Break it in before you build it. In multiple presentations over the course of the week, participants heard that even after soliciting as much feedback from faculty and students as possible, it is still crucial to use every opportunity to test new space, create mock-ups, learn from existing space, and create the opportunity for continuous feedback.
Elizabeth Sisam (Harvard Office of Planning & Project Management) emphasized that the evaluation of the quality of a current space is frequently overlooked, and that observing their use (or lack of) can yield insights important for moving forward on renovations or new construction. HPPM has often discovered that classrooms may be underutilized due to faculty scheduling preferences, travel/proximity, accessibility, sightlines, etc.

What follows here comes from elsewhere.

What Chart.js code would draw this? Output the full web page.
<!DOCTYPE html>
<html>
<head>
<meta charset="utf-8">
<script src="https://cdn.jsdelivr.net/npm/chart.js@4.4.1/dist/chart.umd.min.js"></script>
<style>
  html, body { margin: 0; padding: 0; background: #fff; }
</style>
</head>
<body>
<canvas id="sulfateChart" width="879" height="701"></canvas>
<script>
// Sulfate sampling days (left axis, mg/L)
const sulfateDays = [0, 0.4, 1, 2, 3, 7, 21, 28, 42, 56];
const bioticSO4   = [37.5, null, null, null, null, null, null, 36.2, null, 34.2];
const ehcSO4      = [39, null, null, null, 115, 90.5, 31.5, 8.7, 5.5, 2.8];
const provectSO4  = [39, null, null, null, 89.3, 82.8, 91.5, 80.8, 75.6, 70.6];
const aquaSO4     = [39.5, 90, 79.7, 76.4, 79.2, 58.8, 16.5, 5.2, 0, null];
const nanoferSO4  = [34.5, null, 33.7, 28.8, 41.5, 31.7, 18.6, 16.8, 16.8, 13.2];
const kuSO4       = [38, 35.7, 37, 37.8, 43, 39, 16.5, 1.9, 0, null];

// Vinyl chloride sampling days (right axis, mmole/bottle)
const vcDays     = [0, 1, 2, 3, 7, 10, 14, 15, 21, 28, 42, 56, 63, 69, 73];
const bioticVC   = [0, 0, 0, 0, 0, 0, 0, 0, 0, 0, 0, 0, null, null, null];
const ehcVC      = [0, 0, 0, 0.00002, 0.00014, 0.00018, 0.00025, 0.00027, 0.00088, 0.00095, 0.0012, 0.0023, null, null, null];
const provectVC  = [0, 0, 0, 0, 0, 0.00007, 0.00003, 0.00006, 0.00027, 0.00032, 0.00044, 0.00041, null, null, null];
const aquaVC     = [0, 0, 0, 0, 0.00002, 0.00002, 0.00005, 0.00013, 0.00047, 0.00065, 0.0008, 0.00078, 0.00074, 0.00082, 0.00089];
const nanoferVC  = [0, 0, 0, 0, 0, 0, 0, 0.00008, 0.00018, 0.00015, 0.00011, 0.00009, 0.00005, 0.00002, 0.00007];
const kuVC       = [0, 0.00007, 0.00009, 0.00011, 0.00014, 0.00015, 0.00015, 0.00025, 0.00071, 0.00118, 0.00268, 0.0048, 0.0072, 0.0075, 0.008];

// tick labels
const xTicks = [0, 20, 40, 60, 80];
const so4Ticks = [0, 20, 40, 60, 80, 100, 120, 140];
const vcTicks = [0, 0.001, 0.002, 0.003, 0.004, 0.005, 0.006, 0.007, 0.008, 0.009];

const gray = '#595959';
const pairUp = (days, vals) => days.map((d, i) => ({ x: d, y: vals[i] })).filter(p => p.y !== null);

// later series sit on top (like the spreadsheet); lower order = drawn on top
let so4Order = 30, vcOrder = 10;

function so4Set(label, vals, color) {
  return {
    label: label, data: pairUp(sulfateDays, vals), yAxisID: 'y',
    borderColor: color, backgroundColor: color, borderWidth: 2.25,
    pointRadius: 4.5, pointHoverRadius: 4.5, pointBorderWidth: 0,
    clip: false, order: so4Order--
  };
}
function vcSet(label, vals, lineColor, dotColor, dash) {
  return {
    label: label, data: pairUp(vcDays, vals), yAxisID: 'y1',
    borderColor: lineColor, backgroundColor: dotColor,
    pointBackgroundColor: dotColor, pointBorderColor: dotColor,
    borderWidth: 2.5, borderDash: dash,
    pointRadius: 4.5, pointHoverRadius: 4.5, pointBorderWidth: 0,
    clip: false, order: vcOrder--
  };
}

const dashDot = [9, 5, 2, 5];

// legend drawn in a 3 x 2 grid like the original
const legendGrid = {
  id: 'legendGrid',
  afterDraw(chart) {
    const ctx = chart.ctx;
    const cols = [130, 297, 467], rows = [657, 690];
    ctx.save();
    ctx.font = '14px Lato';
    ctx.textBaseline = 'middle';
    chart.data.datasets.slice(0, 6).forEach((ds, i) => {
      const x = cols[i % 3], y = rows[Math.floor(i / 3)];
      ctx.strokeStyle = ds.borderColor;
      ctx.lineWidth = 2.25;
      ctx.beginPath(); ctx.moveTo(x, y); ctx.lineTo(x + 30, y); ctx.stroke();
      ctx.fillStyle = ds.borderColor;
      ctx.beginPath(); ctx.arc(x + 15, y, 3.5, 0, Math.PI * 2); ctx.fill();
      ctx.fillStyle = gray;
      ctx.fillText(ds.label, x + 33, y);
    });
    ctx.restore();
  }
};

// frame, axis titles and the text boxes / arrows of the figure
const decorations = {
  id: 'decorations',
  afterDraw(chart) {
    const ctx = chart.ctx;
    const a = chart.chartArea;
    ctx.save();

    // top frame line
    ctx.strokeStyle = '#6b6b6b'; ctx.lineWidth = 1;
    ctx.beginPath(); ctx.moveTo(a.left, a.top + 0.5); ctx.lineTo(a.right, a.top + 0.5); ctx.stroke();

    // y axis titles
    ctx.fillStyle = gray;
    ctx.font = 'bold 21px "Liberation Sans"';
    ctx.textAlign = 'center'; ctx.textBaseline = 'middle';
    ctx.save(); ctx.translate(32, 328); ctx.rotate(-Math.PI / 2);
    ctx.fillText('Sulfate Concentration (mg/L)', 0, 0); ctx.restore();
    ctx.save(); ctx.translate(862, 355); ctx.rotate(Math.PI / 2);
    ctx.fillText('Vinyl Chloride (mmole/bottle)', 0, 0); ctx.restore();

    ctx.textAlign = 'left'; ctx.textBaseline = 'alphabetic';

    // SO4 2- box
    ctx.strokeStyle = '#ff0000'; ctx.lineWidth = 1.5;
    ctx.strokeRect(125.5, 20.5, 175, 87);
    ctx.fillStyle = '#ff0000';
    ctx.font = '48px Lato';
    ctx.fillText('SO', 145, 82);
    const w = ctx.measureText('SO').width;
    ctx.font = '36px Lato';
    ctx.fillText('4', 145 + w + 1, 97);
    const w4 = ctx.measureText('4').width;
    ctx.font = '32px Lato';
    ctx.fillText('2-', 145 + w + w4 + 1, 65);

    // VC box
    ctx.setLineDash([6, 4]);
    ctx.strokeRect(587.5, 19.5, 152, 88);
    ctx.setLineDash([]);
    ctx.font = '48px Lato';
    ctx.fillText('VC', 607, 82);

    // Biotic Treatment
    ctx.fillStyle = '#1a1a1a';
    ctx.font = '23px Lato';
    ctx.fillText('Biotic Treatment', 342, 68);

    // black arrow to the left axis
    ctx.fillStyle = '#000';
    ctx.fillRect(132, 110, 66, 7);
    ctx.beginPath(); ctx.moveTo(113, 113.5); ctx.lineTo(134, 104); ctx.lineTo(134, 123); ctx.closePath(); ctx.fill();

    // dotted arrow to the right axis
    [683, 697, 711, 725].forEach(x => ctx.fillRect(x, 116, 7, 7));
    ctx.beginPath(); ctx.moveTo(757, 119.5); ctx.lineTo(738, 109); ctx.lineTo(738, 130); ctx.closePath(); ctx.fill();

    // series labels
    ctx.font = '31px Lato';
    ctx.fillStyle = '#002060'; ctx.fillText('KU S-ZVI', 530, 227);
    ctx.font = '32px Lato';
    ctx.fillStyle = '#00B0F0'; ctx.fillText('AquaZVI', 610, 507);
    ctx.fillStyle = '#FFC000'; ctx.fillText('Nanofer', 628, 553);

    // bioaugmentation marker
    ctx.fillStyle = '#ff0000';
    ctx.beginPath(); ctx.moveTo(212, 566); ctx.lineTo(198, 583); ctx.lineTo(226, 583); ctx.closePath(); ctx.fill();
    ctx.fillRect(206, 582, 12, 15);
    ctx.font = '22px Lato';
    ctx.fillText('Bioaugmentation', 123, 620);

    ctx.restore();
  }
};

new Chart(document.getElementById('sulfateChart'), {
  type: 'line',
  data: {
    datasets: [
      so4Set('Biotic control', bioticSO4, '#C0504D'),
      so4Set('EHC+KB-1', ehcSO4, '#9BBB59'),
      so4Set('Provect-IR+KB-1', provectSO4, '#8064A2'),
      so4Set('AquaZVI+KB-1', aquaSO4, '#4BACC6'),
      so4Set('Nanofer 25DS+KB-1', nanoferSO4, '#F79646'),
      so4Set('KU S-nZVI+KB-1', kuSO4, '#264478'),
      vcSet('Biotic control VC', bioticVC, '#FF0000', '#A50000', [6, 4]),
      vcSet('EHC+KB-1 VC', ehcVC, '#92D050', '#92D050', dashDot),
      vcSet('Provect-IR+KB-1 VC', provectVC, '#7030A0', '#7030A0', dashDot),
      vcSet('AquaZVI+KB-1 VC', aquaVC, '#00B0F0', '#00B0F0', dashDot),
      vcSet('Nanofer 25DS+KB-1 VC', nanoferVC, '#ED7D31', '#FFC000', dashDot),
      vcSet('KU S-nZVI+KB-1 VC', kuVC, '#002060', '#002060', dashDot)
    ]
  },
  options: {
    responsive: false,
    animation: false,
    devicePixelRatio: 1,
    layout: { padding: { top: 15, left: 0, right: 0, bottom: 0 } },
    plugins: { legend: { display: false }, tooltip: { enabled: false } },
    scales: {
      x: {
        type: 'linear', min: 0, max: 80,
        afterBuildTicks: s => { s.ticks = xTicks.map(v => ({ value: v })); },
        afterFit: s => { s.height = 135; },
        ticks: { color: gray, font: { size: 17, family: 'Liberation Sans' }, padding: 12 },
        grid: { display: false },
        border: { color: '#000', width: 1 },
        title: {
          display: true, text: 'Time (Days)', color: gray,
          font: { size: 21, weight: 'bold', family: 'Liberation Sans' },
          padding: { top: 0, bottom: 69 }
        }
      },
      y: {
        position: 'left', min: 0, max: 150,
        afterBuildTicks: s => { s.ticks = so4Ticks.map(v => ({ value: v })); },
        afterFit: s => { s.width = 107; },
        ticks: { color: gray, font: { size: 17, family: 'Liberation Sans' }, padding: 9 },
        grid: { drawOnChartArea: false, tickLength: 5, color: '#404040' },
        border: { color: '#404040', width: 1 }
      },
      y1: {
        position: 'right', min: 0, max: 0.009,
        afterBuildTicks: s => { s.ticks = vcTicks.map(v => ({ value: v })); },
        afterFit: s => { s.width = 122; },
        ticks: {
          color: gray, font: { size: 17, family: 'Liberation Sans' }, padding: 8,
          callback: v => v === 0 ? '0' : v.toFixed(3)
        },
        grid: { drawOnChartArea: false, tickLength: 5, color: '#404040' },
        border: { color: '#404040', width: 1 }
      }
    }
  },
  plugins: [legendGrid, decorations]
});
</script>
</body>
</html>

She gave one specific example where the listed capacity of a room might be misleading - what if there are structural columns that obscure the view of the front of the lecture? Because it does not consider utilization. Participants heard from folks who have built mock-ups of their designs: at the Divinity School, staff recommended spending a lot of time testing the comfort level of the seats (they conducted a number of tests to solicit feedback, and made sure that there subjects sat in the chair for up to an hour).
At the Graduate School of Education, Jason Carlson said that they built a flat floor classroom mockup in Longfellow Hall for focus group feedback - it wasn’t perfect, but they built it with flexibility in mind so that testers could use it to provide feedback and what’s working and what is not; Stephen Baker added that mocking up a new space in an older classroom can give ideas new life. The Harvard Kennedy School is an example of a staff who has systematically and progressively experimented and used feedback to improve spaces, first with an existing lecture hall footprint, then with a new flat classroom, and are now informing a complete building renovation with the lessons learned.